[Stored items from a collection]
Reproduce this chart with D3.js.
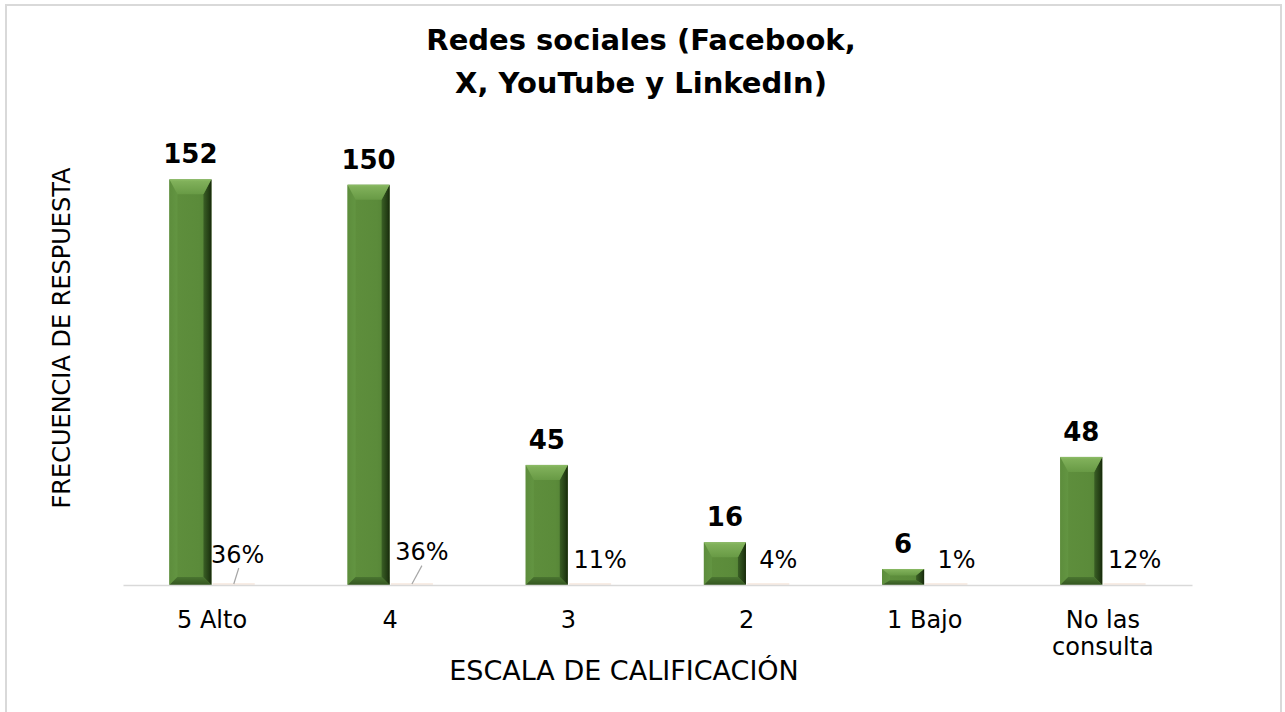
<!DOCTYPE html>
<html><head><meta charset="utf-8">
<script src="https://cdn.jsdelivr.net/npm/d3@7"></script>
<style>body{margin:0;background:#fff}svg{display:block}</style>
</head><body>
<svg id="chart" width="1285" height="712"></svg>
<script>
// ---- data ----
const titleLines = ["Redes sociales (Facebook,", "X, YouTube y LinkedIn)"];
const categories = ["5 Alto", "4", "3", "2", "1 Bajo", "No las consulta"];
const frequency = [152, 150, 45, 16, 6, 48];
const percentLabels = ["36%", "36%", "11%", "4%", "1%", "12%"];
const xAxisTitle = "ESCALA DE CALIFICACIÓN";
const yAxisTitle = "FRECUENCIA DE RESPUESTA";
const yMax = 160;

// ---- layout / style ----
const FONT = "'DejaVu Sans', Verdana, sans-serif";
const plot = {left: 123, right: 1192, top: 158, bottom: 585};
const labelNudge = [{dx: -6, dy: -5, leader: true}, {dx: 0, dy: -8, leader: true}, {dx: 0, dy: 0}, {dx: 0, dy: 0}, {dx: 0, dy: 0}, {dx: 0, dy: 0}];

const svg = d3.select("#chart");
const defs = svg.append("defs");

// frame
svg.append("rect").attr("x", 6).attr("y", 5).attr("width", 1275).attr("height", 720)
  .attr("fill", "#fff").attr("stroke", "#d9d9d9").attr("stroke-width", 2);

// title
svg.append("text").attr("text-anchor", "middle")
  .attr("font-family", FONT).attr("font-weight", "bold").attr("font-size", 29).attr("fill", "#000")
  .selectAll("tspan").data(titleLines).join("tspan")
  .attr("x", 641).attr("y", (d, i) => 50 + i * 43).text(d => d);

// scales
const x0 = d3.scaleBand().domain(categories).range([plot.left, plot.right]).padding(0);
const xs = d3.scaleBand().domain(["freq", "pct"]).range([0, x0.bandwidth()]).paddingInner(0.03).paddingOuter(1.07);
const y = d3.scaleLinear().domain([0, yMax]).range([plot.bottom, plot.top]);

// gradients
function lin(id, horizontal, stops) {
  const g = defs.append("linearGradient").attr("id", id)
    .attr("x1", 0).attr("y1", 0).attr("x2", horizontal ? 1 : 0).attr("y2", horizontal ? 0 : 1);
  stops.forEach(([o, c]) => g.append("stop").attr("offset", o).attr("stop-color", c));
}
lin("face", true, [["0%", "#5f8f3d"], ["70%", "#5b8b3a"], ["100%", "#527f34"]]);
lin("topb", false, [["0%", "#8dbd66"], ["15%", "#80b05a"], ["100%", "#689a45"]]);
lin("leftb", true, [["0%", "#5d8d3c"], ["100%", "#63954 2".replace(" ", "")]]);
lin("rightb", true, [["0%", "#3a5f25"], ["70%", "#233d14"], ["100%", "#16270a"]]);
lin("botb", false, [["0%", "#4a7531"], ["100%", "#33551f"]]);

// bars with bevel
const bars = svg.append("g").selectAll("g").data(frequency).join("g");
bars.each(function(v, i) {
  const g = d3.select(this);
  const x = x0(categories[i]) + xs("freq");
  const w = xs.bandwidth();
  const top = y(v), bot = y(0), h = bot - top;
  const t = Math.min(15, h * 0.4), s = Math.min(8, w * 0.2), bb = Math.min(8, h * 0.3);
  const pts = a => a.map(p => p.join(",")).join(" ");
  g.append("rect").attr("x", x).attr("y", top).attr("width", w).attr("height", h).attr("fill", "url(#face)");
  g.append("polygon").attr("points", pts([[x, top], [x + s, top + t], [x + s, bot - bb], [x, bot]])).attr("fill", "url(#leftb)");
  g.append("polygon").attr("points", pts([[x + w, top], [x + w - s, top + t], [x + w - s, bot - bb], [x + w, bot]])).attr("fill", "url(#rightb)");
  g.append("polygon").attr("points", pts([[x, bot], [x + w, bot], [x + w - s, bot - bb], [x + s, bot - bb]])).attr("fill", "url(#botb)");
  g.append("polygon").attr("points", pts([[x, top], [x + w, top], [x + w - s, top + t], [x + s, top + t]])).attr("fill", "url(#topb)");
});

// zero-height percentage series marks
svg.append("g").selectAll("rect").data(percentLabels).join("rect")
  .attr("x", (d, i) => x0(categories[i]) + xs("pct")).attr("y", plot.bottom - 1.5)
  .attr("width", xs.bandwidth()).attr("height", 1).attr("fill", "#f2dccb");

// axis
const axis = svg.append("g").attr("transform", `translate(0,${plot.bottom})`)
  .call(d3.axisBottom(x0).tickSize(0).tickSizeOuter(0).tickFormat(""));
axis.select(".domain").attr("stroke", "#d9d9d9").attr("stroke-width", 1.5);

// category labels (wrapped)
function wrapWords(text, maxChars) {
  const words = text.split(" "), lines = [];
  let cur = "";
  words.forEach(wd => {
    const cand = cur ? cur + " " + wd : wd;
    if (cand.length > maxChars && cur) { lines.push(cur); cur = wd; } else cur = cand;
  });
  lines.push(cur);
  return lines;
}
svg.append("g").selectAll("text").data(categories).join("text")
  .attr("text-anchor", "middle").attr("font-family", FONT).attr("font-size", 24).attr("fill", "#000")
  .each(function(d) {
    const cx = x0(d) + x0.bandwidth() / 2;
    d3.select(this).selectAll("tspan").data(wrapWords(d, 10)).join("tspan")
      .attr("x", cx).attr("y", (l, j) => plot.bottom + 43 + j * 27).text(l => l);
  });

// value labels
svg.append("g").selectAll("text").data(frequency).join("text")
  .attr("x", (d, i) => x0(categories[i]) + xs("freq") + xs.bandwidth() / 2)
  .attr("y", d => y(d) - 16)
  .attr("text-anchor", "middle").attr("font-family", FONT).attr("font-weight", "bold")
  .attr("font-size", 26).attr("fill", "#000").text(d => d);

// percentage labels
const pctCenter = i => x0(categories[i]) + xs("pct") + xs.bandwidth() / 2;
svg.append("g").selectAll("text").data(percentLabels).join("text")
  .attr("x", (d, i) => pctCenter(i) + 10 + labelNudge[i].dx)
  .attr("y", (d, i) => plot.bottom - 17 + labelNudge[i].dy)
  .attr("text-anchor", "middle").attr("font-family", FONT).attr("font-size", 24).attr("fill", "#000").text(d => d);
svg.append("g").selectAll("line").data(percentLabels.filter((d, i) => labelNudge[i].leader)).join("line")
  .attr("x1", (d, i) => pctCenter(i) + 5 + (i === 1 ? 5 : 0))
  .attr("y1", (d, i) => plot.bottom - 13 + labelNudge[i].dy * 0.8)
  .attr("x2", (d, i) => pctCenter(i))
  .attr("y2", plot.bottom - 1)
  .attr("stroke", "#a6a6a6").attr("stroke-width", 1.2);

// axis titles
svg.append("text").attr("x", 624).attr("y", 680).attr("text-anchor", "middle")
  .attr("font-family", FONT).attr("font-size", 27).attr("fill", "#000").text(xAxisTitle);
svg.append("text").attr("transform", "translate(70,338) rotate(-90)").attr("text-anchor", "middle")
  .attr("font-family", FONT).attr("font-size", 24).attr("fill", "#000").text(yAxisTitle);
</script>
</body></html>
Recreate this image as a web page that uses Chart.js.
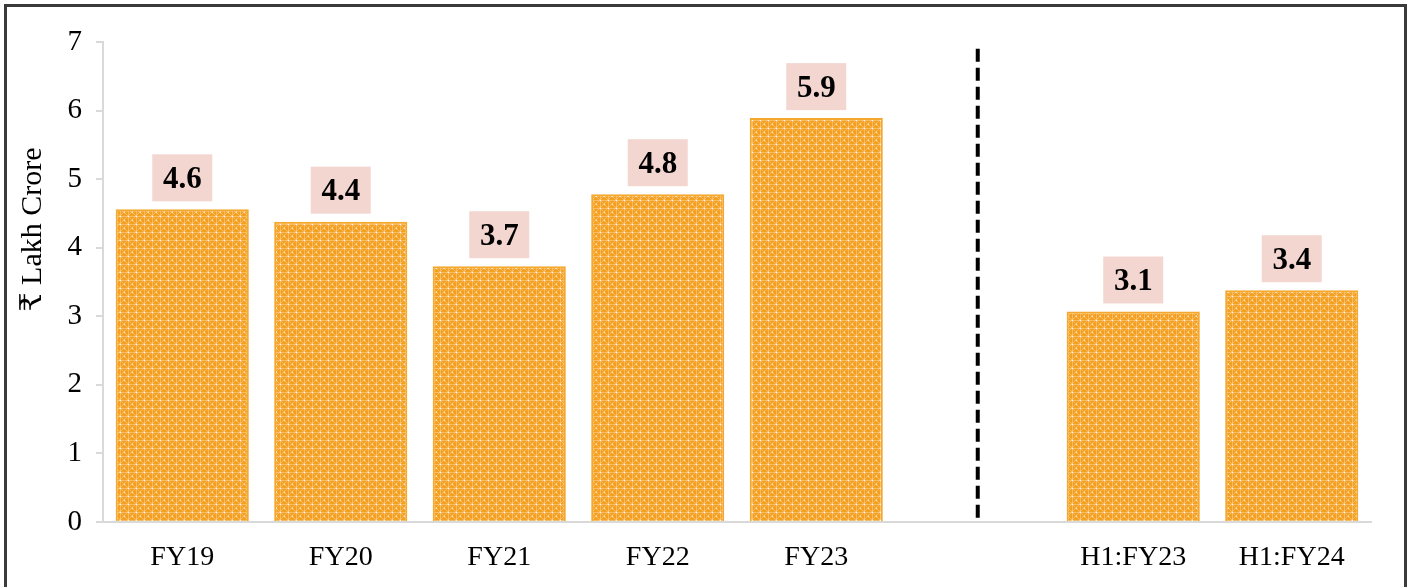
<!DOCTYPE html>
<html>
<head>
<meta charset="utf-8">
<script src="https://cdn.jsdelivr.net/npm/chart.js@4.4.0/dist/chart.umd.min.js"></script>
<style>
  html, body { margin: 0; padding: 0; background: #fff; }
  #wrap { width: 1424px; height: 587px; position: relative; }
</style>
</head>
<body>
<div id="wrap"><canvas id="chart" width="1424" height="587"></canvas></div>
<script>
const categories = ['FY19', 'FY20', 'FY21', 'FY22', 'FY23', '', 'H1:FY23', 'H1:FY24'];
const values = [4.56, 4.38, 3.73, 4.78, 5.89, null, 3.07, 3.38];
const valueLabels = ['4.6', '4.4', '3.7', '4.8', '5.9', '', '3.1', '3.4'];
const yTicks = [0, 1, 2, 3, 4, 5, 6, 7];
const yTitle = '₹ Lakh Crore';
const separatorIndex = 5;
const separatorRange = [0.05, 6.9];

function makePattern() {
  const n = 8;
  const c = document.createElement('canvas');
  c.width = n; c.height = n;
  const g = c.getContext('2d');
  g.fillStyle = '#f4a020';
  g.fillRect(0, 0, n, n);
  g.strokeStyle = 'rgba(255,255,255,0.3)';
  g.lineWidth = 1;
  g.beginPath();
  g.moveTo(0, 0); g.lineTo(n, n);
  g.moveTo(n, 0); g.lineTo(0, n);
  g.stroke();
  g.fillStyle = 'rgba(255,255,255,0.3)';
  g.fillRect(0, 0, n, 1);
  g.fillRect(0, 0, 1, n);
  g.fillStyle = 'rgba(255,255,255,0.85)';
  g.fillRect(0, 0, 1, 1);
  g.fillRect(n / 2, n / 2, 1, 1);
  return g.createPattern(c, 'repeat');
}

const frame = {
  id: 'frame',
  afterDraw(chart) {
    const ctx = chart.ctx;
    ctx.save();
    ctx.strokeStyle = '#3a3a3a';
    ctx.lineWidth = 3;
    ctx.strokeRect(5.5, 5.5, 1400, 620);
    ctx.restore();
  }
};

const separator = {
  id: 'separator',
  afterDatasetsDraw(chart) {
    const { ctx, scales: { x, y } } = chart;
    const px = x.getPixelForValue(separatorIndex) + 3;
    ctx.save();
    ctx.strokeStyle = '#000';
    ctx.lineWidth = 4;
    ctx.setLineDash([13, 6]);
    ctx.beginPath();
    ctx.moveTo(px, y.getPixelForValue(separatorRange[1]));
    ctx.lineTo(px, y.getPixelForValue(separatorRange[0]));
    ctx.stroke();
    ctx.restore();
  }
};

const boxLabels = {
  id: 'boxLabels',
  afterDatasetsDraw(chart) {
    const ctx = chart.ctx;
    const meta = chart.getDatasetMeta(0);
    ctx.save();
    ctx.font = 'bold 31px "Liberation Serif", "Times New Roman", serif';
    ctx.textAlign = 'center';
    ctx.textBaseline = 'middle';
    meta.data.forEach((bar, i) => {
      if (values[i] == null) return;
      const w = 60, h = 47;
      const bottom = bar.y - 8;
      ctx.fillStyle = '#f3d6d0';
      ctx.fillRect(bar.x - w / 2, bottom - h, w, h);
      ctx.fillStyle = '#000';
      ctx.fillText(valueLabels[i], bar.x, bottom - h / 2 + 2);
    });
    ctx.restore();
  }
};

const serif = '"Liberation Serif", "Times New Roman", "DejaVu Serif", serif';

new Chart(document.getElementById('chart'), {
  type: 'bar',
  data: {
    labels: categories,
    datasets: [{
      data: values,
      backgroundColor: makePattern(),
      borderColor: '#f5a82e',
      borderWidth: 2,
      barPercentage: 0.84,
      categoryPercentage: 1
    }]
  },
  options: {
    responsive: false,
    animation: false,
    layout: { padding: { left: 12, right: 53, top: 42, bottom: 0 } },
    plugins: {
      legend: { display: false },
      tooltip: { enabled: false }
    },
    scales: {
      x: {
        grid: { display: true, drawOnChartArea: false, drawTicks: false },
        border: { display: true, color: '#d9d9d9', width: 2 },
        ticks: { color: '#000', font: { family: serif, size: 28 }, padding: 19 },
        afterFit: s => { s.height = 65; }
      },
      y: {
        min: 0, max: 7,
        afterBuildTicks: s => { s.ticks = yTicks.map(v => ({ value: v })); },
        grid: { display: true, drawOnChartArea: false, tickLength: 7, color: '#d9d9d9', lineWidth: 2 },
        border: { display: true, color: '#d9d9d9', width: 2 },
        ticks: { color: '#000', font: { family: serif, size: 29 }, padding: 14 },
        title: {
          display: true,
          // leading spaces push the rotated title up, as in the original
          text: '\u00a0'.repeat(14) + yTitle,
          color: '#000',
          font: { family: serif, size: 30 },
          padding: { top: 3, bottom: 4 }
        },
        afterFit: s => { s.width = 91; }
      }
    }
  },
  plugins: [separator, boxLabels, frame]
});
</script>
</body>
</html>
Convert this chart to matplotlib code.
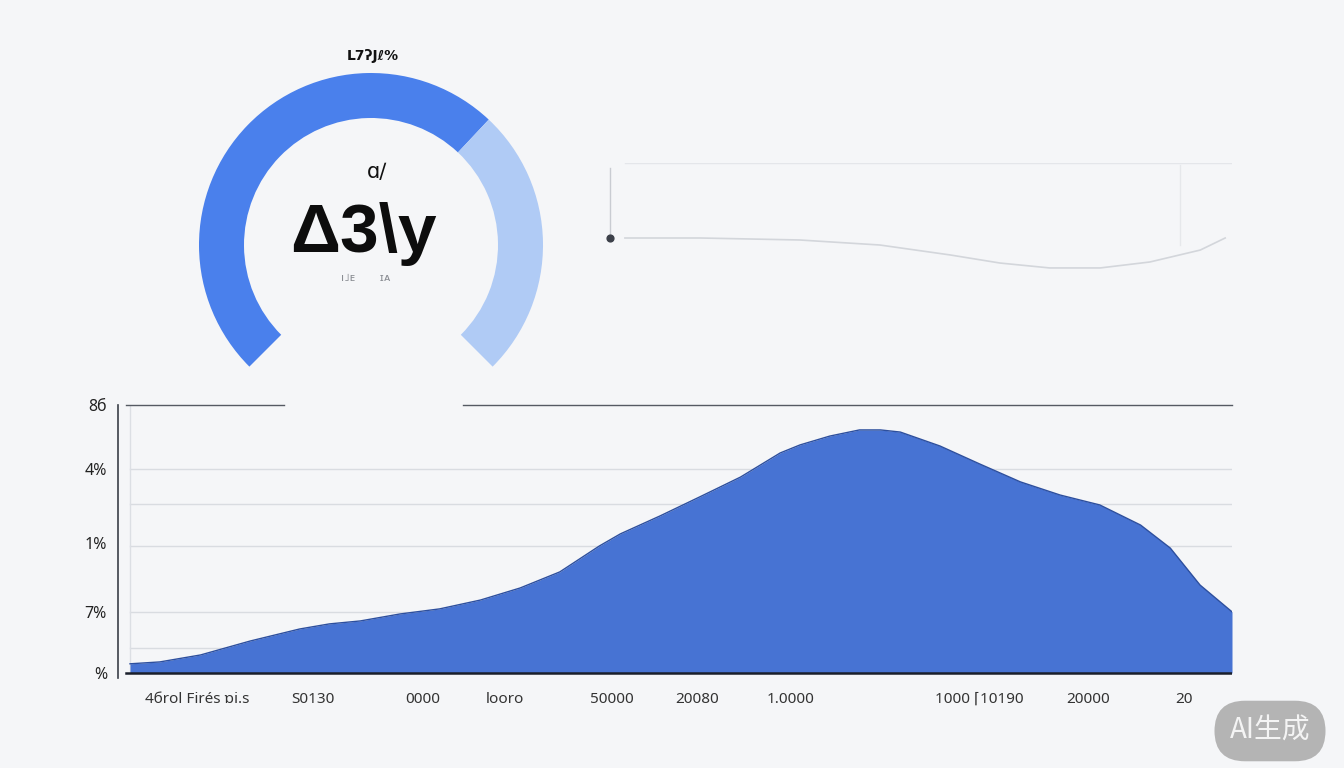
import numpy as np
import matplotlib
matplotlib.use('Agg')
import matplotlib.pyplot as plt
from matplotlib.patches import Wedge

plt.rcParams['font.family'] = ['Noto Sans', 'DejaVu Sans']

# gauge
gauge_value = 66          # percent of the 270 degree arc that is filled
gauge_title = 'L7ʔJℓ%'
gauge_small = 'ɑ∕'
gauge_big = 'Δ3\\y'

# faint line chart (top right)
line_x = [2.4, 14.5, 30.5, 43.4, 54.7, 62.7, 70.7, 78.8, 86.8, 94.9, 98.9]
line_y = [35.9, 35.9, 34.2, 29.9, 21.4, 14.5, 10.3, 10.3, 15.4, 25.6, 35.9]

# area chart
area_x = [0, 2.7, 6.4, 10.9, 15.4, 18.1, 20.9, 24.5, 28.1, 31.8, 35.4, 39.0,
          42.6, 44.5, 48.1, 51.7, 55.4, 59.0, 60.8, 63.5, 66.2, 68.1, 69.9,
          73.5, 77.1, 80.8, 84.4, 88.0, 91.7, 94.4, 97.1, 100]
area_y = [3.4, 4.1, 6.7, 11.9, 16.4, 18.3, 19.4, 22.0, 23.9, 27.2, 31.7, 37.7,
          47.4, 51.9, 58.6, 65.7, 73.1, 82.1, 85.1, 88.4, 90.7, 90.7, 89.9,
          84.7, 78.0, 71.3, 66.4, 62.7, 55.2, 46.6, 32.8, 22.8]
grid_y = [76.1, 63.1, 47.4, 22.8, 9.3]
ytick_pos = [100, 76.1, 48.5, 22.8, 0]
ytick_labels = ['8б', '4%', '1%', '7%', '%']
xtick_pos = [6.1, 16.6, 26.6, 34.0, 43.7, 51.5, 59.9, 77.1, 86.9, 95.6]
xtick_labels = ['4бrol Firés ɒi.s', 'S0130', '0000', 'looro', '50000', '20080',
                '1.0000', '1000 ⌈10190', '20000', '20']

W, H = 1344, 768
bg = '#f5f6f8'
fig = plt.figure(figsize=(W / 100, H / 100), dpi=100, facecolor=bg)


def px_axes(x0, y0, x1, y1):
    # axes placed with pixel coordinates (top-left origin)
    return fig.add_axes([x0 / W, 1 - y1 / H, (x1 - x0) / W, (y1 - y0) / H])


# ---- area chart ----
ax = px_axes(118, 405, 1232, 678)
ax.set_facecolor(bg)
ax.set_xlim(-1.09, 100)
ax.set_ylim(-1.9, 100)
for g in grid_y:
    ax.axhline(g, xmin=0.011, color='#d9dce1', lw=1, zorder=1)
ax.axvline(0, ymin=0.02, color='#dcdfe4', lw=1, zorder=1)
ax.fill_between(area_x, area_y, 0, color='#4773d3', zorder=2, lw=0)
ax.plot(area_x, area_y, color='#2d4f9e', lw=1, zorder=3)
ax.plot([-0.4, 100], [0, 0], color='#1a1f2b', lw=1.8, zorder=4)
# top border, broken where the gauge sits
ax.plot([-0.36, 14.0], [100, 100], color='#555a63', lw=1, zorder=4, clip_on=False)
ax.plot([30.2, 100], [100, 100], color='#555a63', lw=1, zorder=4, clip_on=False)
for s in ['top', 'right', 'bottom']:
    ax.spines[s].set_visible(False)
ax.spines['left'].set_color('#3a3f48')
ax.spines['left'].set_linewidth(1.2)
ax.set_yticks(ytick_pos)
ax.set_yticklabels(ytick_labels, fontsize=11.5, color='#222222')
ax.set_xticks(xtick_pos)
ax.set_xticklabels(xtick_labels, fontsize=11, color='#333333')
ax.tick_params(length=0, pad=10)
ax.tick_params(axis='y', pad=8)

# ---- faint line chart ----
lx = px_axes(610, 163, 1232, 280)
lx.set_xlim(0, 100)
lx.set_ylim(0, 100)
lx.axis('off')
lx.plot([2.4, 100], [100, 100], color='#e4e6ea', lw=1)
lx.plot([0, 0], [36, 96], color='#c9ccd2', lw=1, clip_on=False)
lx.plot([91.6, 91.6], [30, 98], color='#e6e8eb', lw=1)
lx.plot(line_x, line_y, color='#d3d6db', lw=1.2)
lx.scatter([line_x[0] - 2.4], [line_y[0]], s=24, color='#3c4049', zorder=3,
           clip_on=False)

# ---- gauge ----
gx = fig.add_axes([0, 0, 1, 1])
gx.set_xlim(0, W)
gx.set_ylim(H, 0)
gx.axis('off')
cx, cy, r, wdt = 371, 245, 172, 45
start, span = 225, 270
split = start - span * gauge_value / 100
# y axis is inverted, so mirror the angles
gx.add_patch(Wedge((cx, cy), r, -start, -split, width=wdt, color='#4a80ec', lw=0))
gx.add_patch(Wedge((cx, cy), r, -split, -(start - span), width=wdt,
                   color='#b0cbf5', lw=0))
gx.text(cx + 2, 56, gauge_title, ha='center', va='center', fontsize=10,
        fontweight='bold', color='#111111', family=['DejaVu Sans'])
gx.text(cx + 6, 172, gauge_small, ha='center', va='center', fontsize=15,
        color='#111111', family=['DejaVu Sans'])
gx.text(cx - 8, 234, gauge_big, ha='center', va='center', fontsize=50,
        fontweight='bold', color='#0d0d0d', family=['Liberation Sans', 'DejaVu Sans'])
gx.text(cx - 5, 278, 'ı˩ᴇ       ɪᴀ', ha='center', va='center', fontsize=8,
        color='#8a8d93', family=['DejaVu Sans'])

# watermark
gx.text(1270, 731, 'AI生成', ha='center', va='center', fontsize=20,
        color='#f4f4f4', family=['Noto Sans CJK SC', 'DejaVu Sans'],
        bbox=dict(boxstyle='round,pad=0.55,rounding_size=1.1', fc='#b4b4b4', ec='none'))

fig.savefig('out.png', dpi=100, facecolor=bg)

• Task brief: Retype exactly the lines from the one with "Convert this chart to matplotlib code." through the one with "return fig.add_axes([x0 /", both included, and nothing else; leave out the pictures.

• Solution to this problem:
Convert this chart to matplotlib code.
import numpy as np
import matplotlib
matplotlib.use('Agg')
import matplotlib.pyplot as plt
from matplotlib.patches import Wedge

plt.rcParams['font.family'] = ['Noto Sans', 'DejaVu Sans']

# gauge
gauge_value = 66          # percent of the 270 degree arc that is filled
gauge_title = 'L7ʔJℓ%'
gauge_small = 'ɑ∕'
gauge_big = 'Δ3\\y'

# faint line chart (top right)
line_x = [2.4, 14.5, 30.5, 43.4, 54.7, 62.7, 70.7, 78.8, 86.8, 94.9, 98.9]
line_y = [35.9, 35.9, 34.2, 29.9, 21.4, 14.5, 10.3, 10.3, 15.4, 25.6, 35.9]

# area chart
area_x = [0, 2.7, 6.4, 10.9, 15.4, 18.1, 20.9, 24.5, 28.1, 31.8, 35.4, 39.0,
          42.6, 44.5, 48.1, 51.7, 55.4, 59.0, 60.8, 63.5, 66.2, 68.1, 69.9,
          73.5, 77.1, 80.8, 84.4, 88.0, 91.7, 94.4, 97.1, 100]
area_y = [3.4, 4.1, 6.7, 11.9, 16.4, 18.3, 19.4, 22.0, 23.9, 27.2, 31.7, 37.7,
          47.4, 51.9, 58.6, 65.7, 73.1, 82.1, 85.1, 88.4, 90.7, 90.7, 89.9,
          84.7, 78.0, 71.3, 66.4, 62.7, 55.2, 46.6, 32.8, 22.8]
grid_y = [76.1, 63.1, 47.4, 22.8, 9.3]
ytick_pos = [100, 76.1, 48.5, 22.8, 0]
ytick_labels = ['8б', '4%', '1%', '7%', '%']
xtick_pos = [6.1, 16.6, 26.6, 34.0, 43.7, 51.5, 59.9, 77.1, 86.9, 95.6]
xtick_labels = ['4бrol Firés ɒi.s', 'S0130', '0000', 'looro', '50000', '20080',
                '1.0000', '1000 ⌈10190', '20000', '20']

W, H = 1344, 768
bg = '#f5f6f8'
fig = plt.figure(figsize=(W / 100, H / 100), dpi=100, facecolor=bg)


def px_axes(x0, y0, x1, y1):
    # axes placed with pixel coordinates (top-left origin)
    return fig.add_axes([x0 / W, 1 - y1 / H, (x1 - x0) / W, (y1 - y0) / H])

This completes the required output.